**DATA EXTRACT**.
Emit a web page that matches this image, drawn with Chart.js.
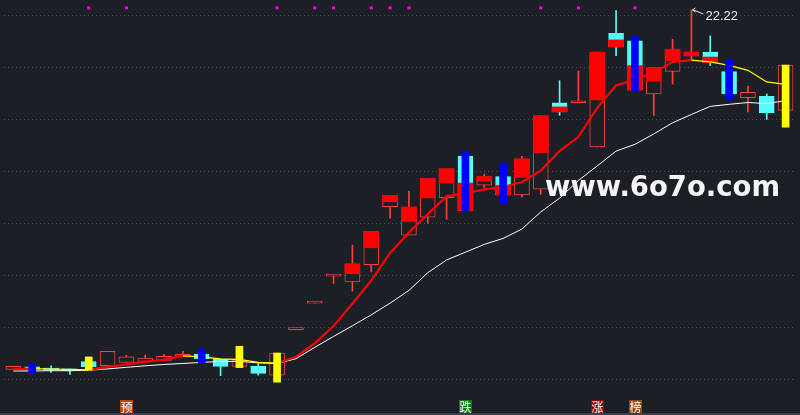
<!DOCTYPE html>
<html>
<head>
<meta charset="utf-8">
<script src="https://cdn.jsdelivr.net/npm/chart.js@4.4.1/dist/chart.umd.min.js"></script>
<style>
    html, body { margin: 0; padding: 0; background: #1c1f26; overflow: hidden; }
</style>
</head>
<body>
<canvas id="kChart" width="800" height="415"></canvas>
<script>
// Daily bars, left to right
const days = Array.from({ length: 42 }, (_, i) => 'D' + (i + 1));

const opens = [8.39, 8.49, 8.39, 8.36, 8.69, 8.53, 8.66, 8.70, 8.74, 8.89,
    8.98, 8.78, 8.51, 8.51, 8.17, 9.92, 10.94, 11.98, 11.76, 12.42,
    14.65, 13.56, 14.25, 15.00, 16.60, 15.48, 15.81, 15.10, 15.33, 18.65,
    18.65, 16.95, 21.32, 21.03, 18.99, 19.86, 20.44, 20.60, 19.85, 18.85,
    18.90, 18.36];
const highs = [8.51, 8.49, 8.53, 8.40, 8.69, 9.09, 8.94, 8.94, 8.97, 9.09,
    8.98, 8.78, 8.73, 8.61, 9.02, 9.92, 10.94, 12.05, 13.17, 13.70,
    15.09, 15.24, 15.73, 16.11, 16.60, 15.91, 15.81, 16.59, 18.15, 19.50,
    19.87, 20.60, 22.20, 21.03, 20.00, 21.09, 22.22, 21.22, 19.85, 19.29,
    18.99, 20.10];
const lows = [8.39, 8.39, 8.27, 8.20, 8.50, 8.53, 8.66, 8.64, 8.74, 8.89,
    8.80, 8.15, 8.51, 8.17, 8.17, 9.92, 10.94, 11.70, 11.40, 12.14,
    14.21, 13.56, 14.02, 14.17, 14.50, 15.38, 15.10, 15.03, 15.13, 18.17,
    18.65, 16.95, 20.46, 19.14, 18.16, 19.37, 20.31, 20.08, 18.99, 18.30,
    18.01, 18.36];
const closes = [8.51, 8.39, 8.36, 8.34, 8.50, 9.09, 8.87, 8.83, 8.89, 8.97,
    8.80, 8.51, 8.73, 8.24, 9.02, 9.92, 10.94, 12.05, 12.45, 13.70,
    15.09, 14.64, 15.73, 16.11, 14.50, 15.81, 15.10, 16.49, 18.15, 18.30,
    18.71, 20.60, 20.80, 19.14, 20.00, 20.71, 20.60, 20.19, 18.99, 19.05,
    18.26, 20.10];

// Moving averages (short one changes colour with direction)
const maShort = [8.40, 8.42, 8.40, 8.39, 8.37, 8.49, 8.58, 8.68, 8.77, 8.91,
    8.87, 8.79, 8.78, 8.66, 8.63, 8.88, 9.39, 10.06, 10.92, 11.81,
    12.87, 13.66, 14.37, 15.05, 15.17, 15.32, 15.41, 15.60, 16.04, 16.79,
    17.34, 18.45, 19.32, 19.53, 19.81, 20.22, 20.29, 20.22, 20.09, 19.90,
    19.45, 19.36];
const maLong = [8.33, 8.33, 8.34, 8.34, 8.36, 8.41, 8.47, 8.53, 8.58, 8.62,
    8.66, 8.70, 8.70, 8.64, 8.62, 8.80, 9.24, 9.66, 10.07, 10.49,
    10.94, 11.43, 12.11, 12.60, 12.90, 13.20, 13.43, 13.79, 14.45, 14.98,
    15.66, 16.22, 16.79, 17.05, 17.45, 17.88, 18.20, 18.51, 18.59, 18.66,
    18.62, 18.73];

// Indicator boxes: [day index, low, high]
const redBoxes = [[18, 12.07, 12.45], [19, 13.07, 13.70], [20, 14.84, 15.09], [21, 14.08, 14.64],
    [22, 14.99, 15.73], [23, 15.56, 16.11], [24, 14.50, 15.56], [25, 15.63, 15.81],
    [26, 15.10, 15.47], [27, 15.78, 16.49], [28, 16.73, 18.15], [29, 18.30, 18.49],
    [31, 18.76, 20.60], [32, 20.80, 21.07], [33, 19.14, 20.08], [34, 19.48, 20.00],
    [35, 20.27, 20.71], [36, 20.50, 20.60], [37, 20.19, 20.41]];
const blueBars = [[1, 8.22, 8.59], [10, 8.65, 9.17], [24, 14.50, 16.75], [26, 14.76, 16.30],
    [33, 19.08, 21.20], [38, 18.76, 20.30]];
const yellowBars = [[4, 8.36, 8.87], [12, 8.46, 9.28], [14, 7.90, 9.02], [41, 17.71, 20.10]];

// Top markers and bottom signal characters
const markDays = [4, 6, 14, 16, 17, 19, 20, 21, 28, 30, 33];
const signalDays = [[6, '预'], [24, '跌'], [31, '涨'], [33, '榜']];

const yTicks = [8, 10, 12, 14, 16, 18, 20, 22];
const watermark = 'www.6o7o.com';

const BG = '#1c1f26';
const UP = '#ff3d3d';
const DOWN = '#54fcfc';
const signalColors = { '预': '#b5470f', '跌': '#117c11', '涨': '#8a0d0d', '榜': '#98480f' };

function spread(list) {
    const out = days.map(() => null);
    list.forEach(([i, lo, hi]) => { out[i] = [lo, hi]; });
    return out;
}

const isUp = i => closes[i] >= opens[i];

const bgPlugin = {
    id: 'bg',
    beforeDraw(chart) {
        const c = chart.ctx;
        c.save();
        c.fillStyle = BG;
        c.fillRect(0, 0, chart.width, chart.height);
        c.restore();
    }
};

const overlayPlugin = {
    id: 'overlay',
    afterDraw(chart) {
        const c = chart.ctx;
        const xs = chart.scales.x;
        const ys = chart.scales.y;
        c.save();

        // watermark
        c.font = 'bold 29px "DejaVu Sans"';
        c.fillStyle = '#f4f4f4';
        c.textBaseline = 'alphabetic';
        const w = c.measureText(watermark).width;
        c.translate(545, 196);
        c.scale(235 / w, 1);
        c.fillText(watermark, 0, 0);
        c.setTransform(1, 0, 0, 1, 0, 0);

        // highest price pointer
        let top = 0;
        highs.forEach((h, i) => { if (h > highs[top]) top = i; });
        const px = xs.getPixelForValue(top);
        const py = ys.getPixelForValue(highs[top]);
        c.strokeStyle = '#e8e8e8';
        c.lineWidth = 1;
        c.beginPath();
        c.moveTo(px + 4, py - 2);
        c.lineTo(px + 1, py);
        c.lineTo(px + 4, py + 2);
        c.moveTo(px + 2, py);
        c.lineTo(px + 12, py + 4);
        c.stroke();
        c.font = '13px "Liberation Sans"';
        c.fillStyle = '#f0f0f0';
        c.textBaseline = 'middle';
        c.fillText(highs[top].toFixed(2), px + 14, py + 6);

        // signal characters
        c.font = '12px "Noto Sans CJK SC"';
        c.textAlign = 'center';
        signalDays.forEach(([i, ch]) => {
            const x = xs.getPixelForValue(i);
            c.fillStyle = signalColors[ch];
            c.fillRect(Math.round(x) - 6, 400, 13, 13);
            c.fillStyle = '#ffffff';
            c.fillText(ch, Math.round(x) + 0.5, 407);
        });

        // bottom edge
        c.fillStyle = '#3a404c';
        c.fillRect(0, 413, chart.width, 2);
        c.restore();
    }
};

const ctx = document.getElementById('kChart').getContext('2d');
new Chart(ctx, {
    data: {
        labels: days,
        datasets: [
            {
                type: 'bar',
                label: 'wick',
                data: days.map((_, i) => [lows[i], highs[i]]),
                backgroundColor: c => isUp(c.dataIndex) ? UP : DOWN,
                barThickness: 1,
                grouped: false,
                order: 10
            },
            {
                type: 'bar',
                label: 'body',
                data: days.map((_, i) => [opens[i], closes[i]]),
                backgroundColor: c => isUp(c.dataIndex) ? BG : DOWN,
                borderColor: c => isUp(c.dataIndex) ? UP : DOWN,
                borderWidth: 1,
                borderSkipped: false,
                minBarLength: 2,
                barThickness: 15,
                grouped: false,
                order: 9
            },
            {
                type: 'bar',
                label: 'red',
                data: spread(redBoxes),
                backgroundColor: '#ff0000',
                barThickness: 15,
                grouped: false,
                order: 8
            },
            {
                type: 'line',
                label: 'maLong',
                data: maLong,
                borderColor: '#ffffff',
                borderWidth: 1,
                pointRadius: 0,
                order: 7
            },
            {
                type: 'line',
                label: 'maShort',
                data: maShort,
                borderColor: '#ff0000',
                borderWidth: 2.2,
                pointRadius: 0,
                segment: {
                    borderColor: s => s.p1.parsed.y >= s.p0.parsed.y ? '#ff0000' : '#ffff00',
                    borderWidth: s => s.p1.parsed.y >= s.p0.parsed.y ? 2.2 : 1.3
                },
                order: 6
            },
            {
                type: 'bar',
                label: 'blue',
                data: spread(blueBars),
                backgroundColor: '#0000ff',
                barThickness: 7,
                grouped: false,
                order: 5
            },
            {
                type: 'bar',
                label: 'yellow',
                data: spread(yellowBars),
                backgroundColor: '#ffff00',
                barThickness: 7,
                grouped: false,
                order: 4
            },
            {
                type: 'line',
                label: 'marks',
                data: days.map((_, i) => markDays.includes(i) ? 22.30 : null),
                showLine: false,
                pointStyle: 'rect',
                pointRadius: 2.2,
                pointBackgroundColor: '#ee00ee',
                pointBorderWidth: 0,
                order: 3
            }
        ]
    },
    options: {
        responsive: false,
        animation: false,
        devicePixelRatio: 1,
        layout: { padding: { left: 0, right: 5, top: 0, bottom: 0 } },
        plugins: {
            legend: { display: false },
            tooltip: { enabled: false }
        },
        scales: {
            x: {
                display: false,
                offset: true
            },
            y: {
                min: 6.79,
                max: 22.45,
                afterBuildTicks: axis => { axis.ticks = yTicks.map(v => ({ value: v })); },
                ticks: { display: false },
                border: { display: false, dash: [1, 3] },
                grid: {
                    color: '#4a505c',
                    lineWidth: 1,
                    drawTicks: false,
                    tickLength: 0
                },
                afterFit: axis => { axis.width = 0; }
            }
        }
    },
    plugins: [bgPlugin, overlayPlugin]
});
</script>
</body>
</html>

**WHAT IS NEEDED**. Skip the pictures and restate exactly the lines from the beginning of the listing to the line with "18.26, 20.10];", that line included.

**OUTPUT OF THE EXERCISE**.
Emit a web page that matches this image, drawn with Chart.js.
<!DOCTYPE html>
<html>
<head>
<meta charset="utf-8">
<script src="https://cdn.jsdelivr.net/npm/chart.js@4.4.1/dist/chart.umd.min.js"></script>
<style>
    html, body { margin: 0; padding: 0; background: #1c1f26; overflow: hidden; }
</style>
</head>
<body>
<canvas id="kChart" width="800" height="415"></canvas>
<script>
// Daily bars, left to right
const days = Array.from({ length: 42 }, (_, i) => 'D' + (i + 1));

const opens = [8.39, 8.49, 8.39, 8.36, 8.69, 8.53, 8.66, 8.70, 8.74, 8.89,
    8.98, 8.78, 8.51, 8.51, 8.17, 9.92, 10.94, 11.98, 11.76, 12.42,
    14.65, 13.56, 14.25, 15.00, 16.60, 15.48, 15.81, 15.10, 15.33, 18.65,
    18.65, 16.95, 21.32, 21.03, 18.99, 19.86, 20.44, 20.60, 19.85, 18.85,
    18.90, 18.36];
const highs = [8.51, 8.49, 8.53, 8.40, 8.69, 9.09, 8.94, 8.94, 8.97, 9.09,
    8.98, 8.78, 8.73, 8.61, 9.02, 9.92, 10.94, 12.05, 13.17, 13.70,
    15.09, 15.24, 15.73, 16.11, 16.60, 15.91, 15.81, 16.59, 18.15, 19.50,
    19.87, 20.60, 22.20, 21.03, 20.00, 21.09, 22.22, 21.22, 19.85, 19.29,
    18.99, 20.10];
const lows = [8.39, 8.39, 8.27, 8.20, 8.50, 8.53, 8.66, 8.64, 8.74, 8.89,
    8.80, 8.15, 8.51, 8.17, 8.17, 9.92, 10.94, 11.70, 11.40, 12.14,
    14.21, 13.56, 14.02, 14.17, 14.50, 15.38, 15.10, 15.03, 15.13, 18.17,
    18.65, 16.95, 20.46, 19.14, 18.16, 19.37, 20.31, 20.08, 18.99, 18.30,
    18.01, 18.36];
const closes = [8.51, 8.39, 8.36, 8.34, 8.50, 9.09, 8.87, 8.83, 8.89, 8.97,
    8.80, 8.51, 8.73, 8.24, 9.02, 9.92, 10.94, 12.05, 12.45, 13.70,
    15.09, 14.64, 15.73, 16.11, 14.50, 15.81, 15.10, 16.49, 18.15, 18.30,
    18.71, 20.60, 20.80, 19.14, 20.00, 20.71, 20.60, 20.19, 18.99, 19.05,
    18.26, 20.10];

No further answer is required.